> **GOAL OF THE EXERCISE**:
Write out each line exactly as given. Leave the pictures out of your copy.

====== SOURCE MATERIAL ======

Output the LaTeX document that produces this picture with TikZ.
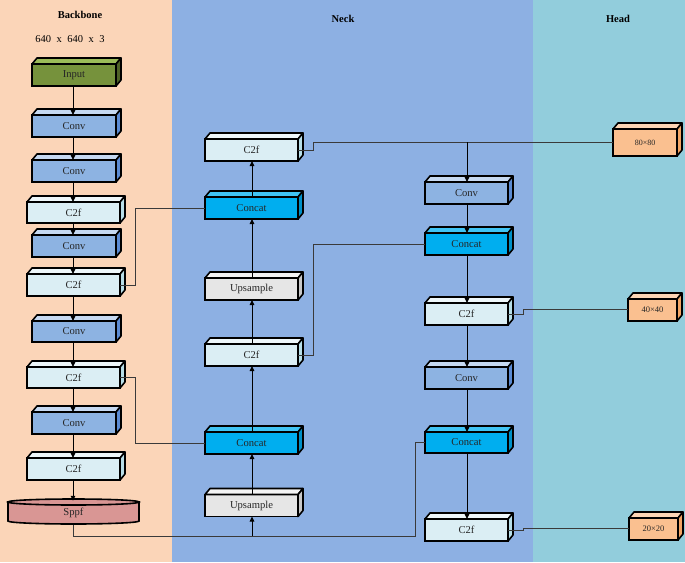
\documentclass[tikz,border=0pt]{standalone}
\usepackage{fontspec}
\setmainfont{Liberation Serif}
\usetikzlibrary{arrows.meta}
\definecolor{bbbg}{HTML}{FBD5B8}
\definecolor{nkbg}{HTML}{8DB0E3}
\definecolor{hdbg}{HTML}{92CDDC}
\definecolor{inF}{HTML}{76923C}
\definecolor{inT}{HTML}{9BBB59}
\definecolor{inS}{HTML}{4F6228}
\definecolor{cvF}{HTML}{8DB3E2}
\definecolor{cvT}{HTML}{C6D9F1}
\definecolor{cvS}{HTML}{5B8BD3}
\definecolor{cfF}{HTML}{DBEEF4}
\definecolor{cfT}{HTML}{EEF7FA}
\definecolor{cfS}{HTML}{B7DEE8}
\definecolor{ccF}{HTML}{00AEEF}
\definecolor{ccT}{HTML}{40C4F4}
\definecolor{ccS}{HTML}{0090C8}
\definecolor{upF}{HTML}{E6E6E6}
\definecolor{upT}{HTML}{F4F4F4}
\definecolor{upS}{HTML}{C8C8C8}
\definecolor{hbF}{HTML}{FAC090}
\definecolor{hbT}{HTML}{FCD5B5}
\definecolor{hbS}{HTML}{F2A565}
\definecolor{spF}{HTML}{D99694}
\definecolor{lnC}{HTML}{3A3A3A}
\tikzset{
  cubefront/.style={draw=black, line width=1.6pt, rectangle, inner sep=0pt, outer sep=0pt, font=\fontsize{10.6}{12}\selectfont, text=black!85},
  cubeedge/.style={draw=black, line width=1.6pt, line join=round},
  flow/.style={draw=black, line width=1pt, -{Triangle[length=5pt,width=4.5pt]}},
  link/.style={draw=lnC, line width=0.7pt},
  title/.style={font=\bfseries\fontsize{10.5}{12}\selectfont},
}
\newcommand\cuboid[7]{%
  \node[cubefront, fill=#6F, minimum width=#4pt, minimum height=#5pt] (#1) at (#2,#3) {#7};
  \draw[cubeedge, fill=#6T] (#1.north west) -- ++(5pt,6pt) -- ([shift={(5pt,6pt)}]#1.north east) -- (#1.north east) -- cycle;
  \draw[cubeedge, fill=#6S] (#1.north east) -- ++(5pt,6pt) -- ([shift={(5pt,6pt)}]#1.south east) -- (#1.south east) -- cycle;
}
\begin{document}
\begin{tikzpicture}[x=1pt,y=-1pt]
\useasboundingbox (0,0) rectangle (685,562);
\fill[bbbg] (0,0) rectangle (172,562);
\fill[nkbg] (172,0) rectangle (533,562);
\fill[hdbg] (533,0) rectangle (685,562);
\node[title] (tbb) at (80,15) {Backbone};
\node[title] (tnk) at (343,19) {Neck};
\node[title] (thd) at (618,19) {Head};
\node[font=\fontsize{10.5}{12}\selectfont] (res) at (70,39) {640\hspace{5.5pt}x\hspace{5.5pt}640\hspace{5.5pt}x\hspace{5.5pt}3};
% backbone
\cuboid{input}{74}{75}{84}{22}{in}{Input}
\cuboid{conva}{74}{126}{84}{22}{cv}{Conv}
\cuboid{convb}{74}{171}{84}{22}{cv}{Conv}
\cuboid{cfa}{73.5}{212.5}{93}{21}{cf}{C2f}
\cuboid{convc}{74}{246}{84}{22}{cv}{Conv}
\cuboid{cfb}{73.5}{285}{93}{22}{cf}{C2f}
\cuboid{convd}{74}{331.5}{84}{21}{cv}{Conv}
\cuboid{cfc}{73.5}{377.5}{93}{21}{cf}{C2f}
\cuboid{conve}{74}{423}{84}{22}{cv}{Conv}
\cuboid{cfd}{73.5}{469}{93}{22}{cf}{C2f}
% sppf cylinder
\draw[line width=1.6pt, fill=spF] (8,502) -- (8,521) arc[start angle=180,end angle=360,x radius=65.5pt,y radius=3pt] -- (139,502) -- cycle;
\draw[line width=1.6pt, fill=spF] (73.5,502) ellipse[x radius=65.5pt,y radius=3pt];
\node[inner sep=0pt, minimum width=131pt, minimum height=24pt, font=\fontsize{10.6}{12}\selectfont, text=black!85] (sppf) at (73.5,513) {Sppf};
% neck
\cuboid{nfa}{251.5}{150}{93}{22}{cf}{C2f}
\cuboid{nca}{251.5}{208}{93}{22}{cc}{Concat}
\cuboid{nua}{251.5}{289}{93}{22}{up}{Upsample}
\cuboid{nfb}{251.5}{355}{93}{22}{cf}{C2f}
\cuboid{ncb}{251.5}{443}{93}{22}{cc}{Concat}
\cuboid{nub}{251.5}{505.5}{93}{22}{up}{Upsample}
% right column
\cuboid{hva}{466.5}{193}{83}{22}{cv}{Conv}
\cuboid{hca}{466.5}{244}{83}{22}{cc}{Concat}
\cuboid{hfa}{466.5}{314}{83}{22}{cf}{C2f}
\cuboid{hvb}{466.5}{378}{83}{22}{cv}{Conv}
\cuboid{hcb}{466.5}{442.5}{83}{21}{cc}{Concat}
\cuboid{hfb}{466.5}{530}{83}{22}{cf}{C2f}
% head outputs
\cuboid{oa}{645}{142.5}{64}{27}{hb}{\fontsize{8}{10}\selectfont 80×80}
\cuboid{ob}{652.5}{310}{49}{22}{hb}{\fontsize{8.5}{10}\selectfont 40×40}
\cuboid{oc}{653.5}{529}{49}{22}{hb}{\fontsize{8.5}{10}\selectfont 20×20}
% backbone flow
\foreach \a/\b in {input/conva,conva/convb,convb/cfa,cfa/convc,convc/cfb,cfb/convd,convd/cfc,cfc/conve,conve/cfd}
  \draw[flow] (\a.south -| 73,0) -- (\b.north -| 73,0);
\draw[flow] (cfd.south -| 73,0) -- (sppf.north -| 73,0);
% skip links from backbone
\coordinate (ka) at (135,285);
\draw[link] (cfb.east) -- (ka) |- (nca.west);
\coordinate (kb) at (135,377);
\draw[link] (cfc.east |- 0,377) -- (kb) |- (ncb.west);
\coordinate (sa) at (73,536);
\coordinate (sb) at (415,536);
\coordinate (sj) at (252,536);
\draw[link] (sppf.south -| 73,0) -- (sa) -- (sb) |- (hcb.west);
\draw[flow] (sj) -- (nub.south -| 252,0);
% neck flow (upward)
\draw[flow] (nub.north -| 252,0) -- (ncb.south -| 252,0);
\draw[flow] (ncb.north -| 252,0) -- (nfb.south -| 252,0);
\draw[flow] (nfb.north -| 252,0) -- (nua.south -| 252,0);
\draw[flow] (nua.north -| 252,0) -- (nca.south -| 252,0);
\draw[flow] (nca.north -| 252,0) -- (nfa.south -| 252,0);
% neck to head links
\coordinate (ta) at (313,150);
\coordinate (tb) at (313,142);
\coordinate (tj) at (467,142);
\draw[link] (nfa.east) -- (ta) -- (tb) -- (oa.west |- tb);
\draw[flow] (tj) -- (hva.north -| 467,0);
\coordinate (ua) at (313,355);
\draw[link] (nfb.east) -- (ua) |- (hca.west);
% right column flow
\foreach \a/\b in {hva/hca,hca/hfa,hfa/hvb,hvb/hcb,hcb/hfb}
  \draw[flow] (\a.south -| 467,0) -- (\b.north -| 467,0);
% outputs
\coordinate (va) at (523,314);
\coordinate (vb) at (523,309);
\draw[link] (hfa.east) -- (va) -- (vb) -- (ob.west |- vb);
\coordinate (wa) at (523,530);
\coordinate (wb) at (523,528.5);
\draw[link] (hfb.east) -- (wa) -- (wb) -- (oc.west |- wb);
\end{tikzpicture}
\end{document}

======

> **EXERCISE OUTPUT**:
Output the LaTeX document that produces this picture with TikZ.
\documentclass[tikz,border=0pt]{standalone}
\usepackage{fontspec}
\setmainfont{Liberation Serif}
\usetikzlibrary{arrows.meta}
\definecolor{bbbg}{HTML}{FBD5B8}
\definecolor{nkbg}{HTML}{8DB0E3}
\definecolor{hdbg}{HTML}{92CDDC}
\definecolor{inF}{HTML}{76923C}
\definecolor{inT}{HTML}{9BBB59}
\definecolor{inS}{HTML}{4F6228}
\definecolor{cvF}{HTML}{8DB3E2}
\definecolor{cvT}{HTML}{C6D9F1}
\definecolor{cvS}{HTML}{5B8BD3}
\definecolor{cfF}{HTML}{DBEEF4}
\definecolor{cfT}{HTML}{EEF7FA}
\definecolor{cfS}{HTML}{B7DEE8}
\definecolor{ccF}{HTML}{00AEEF}
\definecolor{ccT}{HTML}{40C4F4}
\definecolor{ccS}{HTML}{0090C8}
\definecolor{upF}{HTML}{E6E6E6}
\definecolor{upT}{HTML}{F4F4F4}
\definecolor{upS}{HTML}{C8C8C8}
\definecolor{hbF}{HTML}{FAC090}
\definecolor{hbT}{HTML}{FCD5B5}
\definecolor{hbS}{HTML}{F2A565}
\definecolor{spF}{HTML}{D99694}
\definecolor{lnC}{HTML}{3A3A3A}
\tikzset{
  cubefront/.style={draw=black, line width=1.6pt, rectangle, inner sep=0pt, outer sep=0pt, font=\fontsize{10.6}{12}\selectfont, text=black!85},
  cubeedge/.style={draw=black, line width=1.6pt, line join=round},
  flow/.style={draw=black, line width=1pt, -{Triangle[length=5pt,width=4.5pt]}},
  link/.style={draw=lnC, line width=0.7pt},
  title/.style={font=\bfseries\fontsize{10.5}{12}\selectfont},
}
\newcommand\cuboid[7]{%
  \node[cubefront, fill=#6F, minimum width=#4pt, minimum height=#5pt] (#1) at (#2,#3) {#7};
  \draw[cubeedge, fill=#6T] (#1.north west) -- ++(5pt,6pt) -- ([shift={(5pt,6pt)}]#1.north east) -- (#1.north east) -- cycle;
  \draw[cubeedge, fill=#6S] (#1.north east) -- ++(5pt,6pt) -- ([shift={(5pt,6pt)}]#1.south east) -- (#1.south east) -- cycle;
}
\begin{document}
\begin{tikzpicture}[x=1pt,y=-1pt]
\useasboundingbox (0,0) rectangle (685,562);
\fill[bbbg] (0,0) rectangle (172,562);
\fill[nkbg] (172,0) rectangle (533,562);
\fill[hdbg] (533,0) rectangle (685,562);
\node[title] (tbb) at (80,15) {Backbone};
\node[title] (tnk) at (343,19) {Neck};
\node[title] (thd) at (618,19) {Head};
\node[font=\fontsize{10.5}{12}\selectfont] (res) at (70,39) {640\hspace{5.5pt}x\hspace{5.5pt}640\hspace{5.5pt}x\hspace{5.5pt}3};
% backbone
\cuboid{input}{74}{75}{84}{22}{in}{Input}
\cuboid{conva}{74}{126}{84}{22}{cv}{Conv}
\cuboid{convb}{74}{171}{84}{22}{cv}{Conv}
\cuboid{cfa}{73.5}{212.5}{93}{21}{cf}{C2f}
\cuboid{convc}{74}{246}{84}{22}{cv}{Conv}
\cuboid{cfb}{73.5}{285}{93}{22}{cf}{C2f}
\cuboid{convd}{74}{331.5}{84}{21}{cv}{Conv}
\cuboid{cfc}{73.5}{377.5}{93}{21}{cf}{C2f}
\cuboid{conve}{74}{423}{84}{22}{cv}{Conv}
\cuboid{cfd}{73.5}{469}{93}{22}{cf}{C2f}
% sppf cylinder
\draw[line width=1.6pt, fill=spF] (8,502) -- (8,521) arc[start angle=180,end angle=360,x radius=65.5pt,y radius=3pt] -- (139,502) -- cycle;
\draw[line width=1.6pt, fill=spF] (73.5,502) ellipse[x radius=65.5pt,y radius=3pt];
\node[inner sep=0pt, minimum width=131pt, minimum height=24pt, font=\fontsize{10.6}{12}\selectfont, text=black!85] (sppf) at (73.5,513) {Sppf};
% neck
\cuboid{nfa}{251.5}{150}{93}{22}{cf}{C2f}
\cuboid{nca}{251.5}{208}{93}{22}{cc}{Concat}
\cuboid{nua}{251.5}{289}{93}{22}{up}{Upsample}
\cuboid{nfb}{251.5}{355}{93}{22}{cf}{C2f}
\cuboid{ncb}{251.5}{443}{93}{22}{cc}{Concat}
\cuboid{nub}{251.5}{505.5}{93}{22}{up}{Upsample}
% right column
\cuboid{hva}{466.5}{193}{83}{22}{cv}{Conv}
\cuboid{hca}{466.5}{244}{83}{22}{cc}{Concat}
\cuboid{hfa}{466.5}{314}{83}{22}{cf}{C2f}
\cuboid{hvb}{466.5}{378}{83}{22}{cv}{Conv}
\cuboid{hcb}{466.5}{442.5}{83}{21}{cc}{Concat}
\cuboid{hfb}{466.5}{530}{83}{22}{cf}{C2f}
% head outputs
\cuboid{oa}{645}{142.5}{64}{27}{hb}{\fontsize{8}{10}\selectfont 80×80}
\cuboid{ob}{652.5}{310}{49}{22}{hb}{\fontsize{8.5}{10}\selectfont 40×40}
\cuboid{oc}{653.5}{529}{49}{22}{hb}{\fontsize{8.5}{10}\selectfont 20×20}
% backbone flow
\foreach \a/\b in {input/conva,conva/convb,convb/cfa,cfa/convc,convc/cfb,cfb/convd,convd/cfc,cfc/conve,conve/cfd}
  \draw[flow] (\a.south -| 73,0) -- (\b.north -| 73,0);
\draw[flow] (cfd.south -| 73,0) -- (sppf.north -| 73,0);
% skip links from backbone
\coordinate (ka) at (135,285);
\draw[link] (cfb.east) -- (ka) |- (nca.west);
\coordinate (kb) at (135,377);
\draw[link] (cfc.east |- 0,377) -- (kb) |- (ncb.west);
\coordinate (sa) at (73,536);
\coordinate (sb) at (415,536);
\coordinate (sj) at (252,536);
\draw[link] (sppf.south -| 73,0) -- (sa) -- (sb) |- (hcb.west);
\draw[flow] (sj) -- (nub.south -| 252,0);
% neck flow (upward)
\draw[flow] (nub.north -| 252,0) -- (ncb.south -| 252,0);
\draw[flow] (ncb.north -| 252,0) -- (nfb.south -| 252,0);
\draw[flow] (nfb.north -| 252,0) -- (nua.south -| 252,0);
\draw[flow] (nua.north -| 252,0) -- (nca.south -| 252,0);
\draw[flow] (nca.north -| 252,0) -- (nfa.south -| 252,0);
% neck to head links
\coordinate (ta) at (313,150);
\coordinate (tb) at (313,142);
\coordinate (tj) at (467,142);
\draw[link] (nfa.east) -- (ta) -- (tb) -- (oa.west |- tb);
\draw[flow] (tj) -- (hva.north -| 467,0);
\coordinate (ua) at (313,355);
\draw[link] (nfb.east) -- (ua) |- (hca.west);
% right column flow
\foreach \a/\b in {hva/hca,hca/hfa,hfa/hvb,hvb/hcb,hcb/hfb}
  \draw[flow] (\a.south -| 467,0) -- (\b.north -| 467,0);
% outputs
\coordinate (va) at (523,314);
\coordinate (vb) at (523,309);
\draw[link] (hfa.east) -- (va) -- (vb) -- (ob.west |- vb);
\coordinate (wa) at (523,530);
\coordinate (wb) at (523,528.5);
\draw[link] (hfb.east) -- (wa) -- (wb) -- (oc.west |- wb);
\end{tikzpicture}
\end{document}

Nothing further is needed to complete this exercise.